§ WHAT IS BEING ASKED: Copy out the listing that follows, exact in every word, and skip the images.

§ SOURCE MATERIAL:

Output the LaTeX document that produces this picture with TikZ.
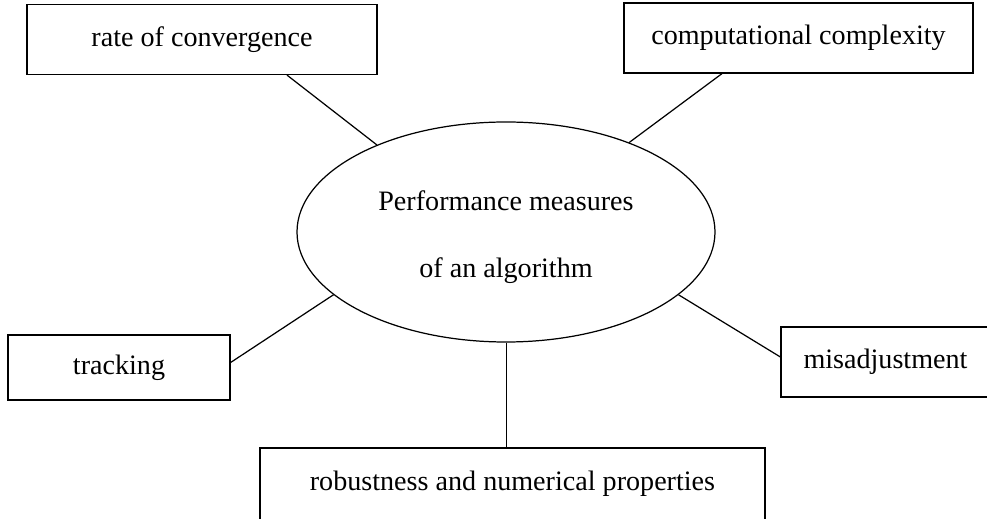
\documentclass[tikz,border=0pt]{standalone}
\usepackage{fontspec}
\setmainfont{Liberation Serif}
\usetikzlibrary{shapes,positioning}

\begin{document}
\begin{tikzpicture}[
  font=\fontsize{16}{19}\selectfont,
  measbox/.style={draw, rectangle, inner sep=0pt, line width=0.7pt, minimum height=1.4cm},
  hub/.style={draw, ellipse, inner sep=0pt, line width=0.7pt, minimum width=8.36cm, minimum height=4.4cm, align=center},
  link/.style={line width=0.7pt}
]
\useasboundingbox (0,0) rectangle (19.74,10.36);

% centre ellipse and the measures around it
\node[hub] (perf) at (10.12,5.72) {\rule{0pt}{17pt}Performance measures\\[19pt]of an algorithm};
\node[measbox, minimum width=7cm] (rate) at (4.04,9.57) {rate of convergence};
\node[measbox, minimum width=6.98cm] (comp) at (15.97,9.6) {computational complexity};
\node[measbox, minimum width=4.44cm, minimum height=1.3cm] (track) at (2.38,3.01) {tracking};
\node[measbox, minimum width=4.18cm] (misadj) at (17.71,3.12) {misadjustment};
\node[measbox, minimum width=10.1cm, minimum height=1.44cm] (robust) at (10.25,0.68) {robustness and numerical properties};

\draw[link] ([xshift=1.7cm]rate.south) -- (perf.146);
\draw[link] ([xshift=-1.53cm]comp.south) -- (perf.36);
\draw[link] ([yshift=0.1cm]track.east) -- (perf.200);
\draw[link] ([yshift=0.1cm]misadj.west) -- (perf.340);
\draw[link, line width=0.4pt] (perf.south) -- (perf.south |- robust.north);
\end{tikzpicture}
\end{document}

§ EXERCISE ANSWER:
Output the LaTeX document that produces this picture with TikZ.
\documentclass[tikz,border=0pt]{standalone}
\usepackage{fontspec}
\setmainfont{Liberation Serif}
\usetikzlibrary{shapes,positioning}

\begin{document}
\begin{tikzpicture}[
  font=\fontsize{16}{19}\selectfont,
  measbox/.style={draw, rectangle, inner sep=0pt, line width=0.7pt, minimum height=1.4cm},
  hub/.style={draw, ellipse, inner sep=0pt, line width=0.7pt, minimum width=8.36cm, minimum height=4.4cm, align=center},
  link/.style={line width=0.7pt}
]
\useasboundingbox (0,0) rectangle (19.74,10.36);

% centre ellipse and the measures around it
\node[hub] (perf) at (10.12,5.72) {\rule{0pt}{17pt}Performance measures\\[19pt]of an algorithm};
\node[measbox, minimum width=7cm] (rate) at (4.04,9.57) {rate of convergence};
\node[measbox, minimum width=6.98cm] (comp) at (15.97,9.6) {computational complexity};
\node[measbox, minimum width=4.44cm, minimum height=1.3cm] (track) at (2.38,3.01) {tracking};
\node[measbox, minimum width=4.18cm] (misadj) at (17.71,3.12) {misadjustment};
\node[measbox, minimum width=10.1cm, minimum height=1.44cm] (robust) at (10.25,0.68) {robustness and numerical properties};

\draw[link] ([xshift=1.7cm]rate.south) -- (perf.146);
\draw[link] ([xshift=-1.53cm]comp.south) -- (perf.36);
\draw[link] ([yshift=0.1cm]track.east) -- (perf.200);
\draw[link] ([yshift=0.1cm]misadj.west) -- (perf.340);
\draw[link, line width=0.4pt] (perf.south) -- (perf.south |- robust.north);
\end{tikzpicture}
\end{document}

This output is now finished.